Articles
Is G Suite for Education Mining Student Data? Does it Matter?
By Henry Kronk
November 09, 2017
G Suite for Education incorporates Google Classroom with other apps and services like Google Drive, Forms, Calendar, Search, Docs, Sheets, Slides and Gmail. In other words, it’s a teachers’ pedagogical dream. In one online setting, a teacher can put up homework, resources, communicate with students, and conduct quizzes. They can also track student progress and share it easily with parents.
In the sphere of K-12 education, Google also has taken great efforts to equip school districts with personal computers for student-use. Roughly one third of U.S. K-12 students use a school-issued device. In 2015, over half of those devices were Google Chromebooks, according to CNBC.
What we know about G Suite for Education
For most parents with at least a mild concern for their child’s education, this might seem like a good move to streamline a digital novice’s learning process. But according to the Electronic Frontier Foundation (EFF), G Suite for Education is grossly violating students’ privacy.
In 2015, they launched the Spying on Students campaign, claiming that Google was mining student data, which they could use for their own marketing purposes or to sell to third parties.
“EFF found that Google’s “Sync” feature for the Chrome browser is enabled by default on Chromebooks sold to schools,” the organization reported. “This allows Google to track, store on its servers, and data mine for non-advertising purposes, records of every Internet site students visit, every search term they use, the results they click on, videos they look for and watch on YouTube, and their saved passwords.”

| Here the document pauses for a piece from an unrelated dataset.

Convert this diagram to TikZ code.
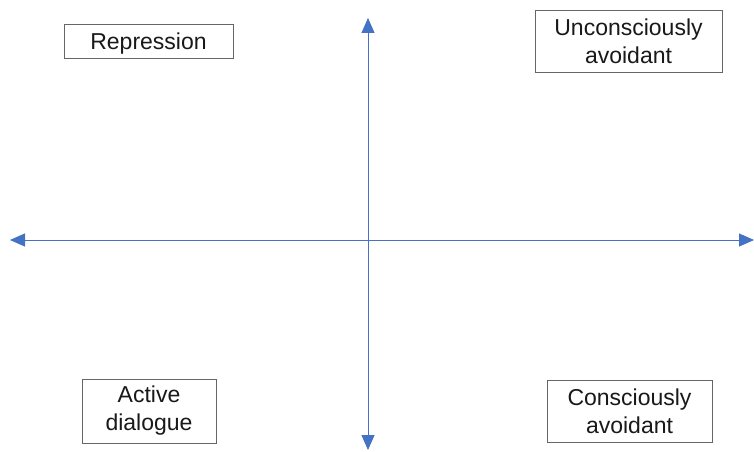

They also lodged a complaint with the Federal Trade Commission and sought to get the word out. The FTC never took any action on the complaint, although it did catch the attention of Senator Al Franken (D-MN.) who wrote a letter to Google inquiring about their privacy policy with underage students.
This led Google to clarify their terms of use, while admitting to no wrongdoing. G Suite for Education unequivocally does not present advertisements to students. The company also refutes the claims made by the EFF, writing in the notice responding to Senator Franken’s letter, “Information we collect may be shared outside of Google in limited circumstances. We do not share personal information with companies, organizations and individuals outside of Google …” The circumstances in which Google does share information includes when they obtain consent from parents, when communicating with G Suite for Education administrators, for legal reasons, and for external processing.
This last one is the most dubious. The company writes, “We provide personal information to our affiliates or other trusted businesses or persons to process it for us, based on our instructions and in compliance with our Privacy Policy and any other appropriate confidentiality and security measures.”
(We would like to see any attorney define “process” in a court of law.)
These corrections did not assuage the EFF, and in April of this year, they renewed their alarm with G Suite for Education’s alleged misuse of student information.
“Students and their families are backed into a corner,” the report authors write. “As students across the United States are handed school-issued laptops and signed up for educational cloud services, the way the educational system treats the privacy of students is undergoing profound changes—often without their parents’ notice or consent, and usually without a real choice to opt out of privacy-invading technology.”
Should we care?
While their prose sounds like it might have been written by individuals wearing tinfoil helmets, they’re not technically wrong. This October, The Parallax reported that a Roseville, CA father identified as Jeff W. was alarmed to find that his child’s user data may or may not be in the wrong hands. His daughter was allowed to opt out of G Suite for Education this year, but administrators informed Jeff W. that next year, the Google service would be mandatory.
According to The Parallax, “Under the Family Educational Rights and Privacy Act, the data students use to log into educational-application sets like Google’s … may not be shared with the vendor or other parties without written parental consent.”
What’s more a recent study conducted by CNBC found that 60% of Americans are concerned with private companies mining their data.
So on the one hand, yes the EFF might be correct to conclude that G Suite for Education is breaking the law. But if one telescopes out, their complaints sound largely tone deaf. Google already collects the data on searches made by minors outside of school. Any person in the U.S. who uses internet services is surveilled by not only the service provider, but also by the U.S. government.
An old adage states that if you aren’t paying for something, than you are the product being sold.
But compared to other companies competing with Google in the K-12 edtech market, G Suite for Education is far from the worst option. The fact that they consented to keep ads out of their education services is a victory.
When it comes to the dangers that the internet poses to minors, data mining seems low on the list. If any children hope to participate in any online community, or learn from any online resource outside of a classroom setting, it’s likely they’ll end up on Google servers whether they like it or not.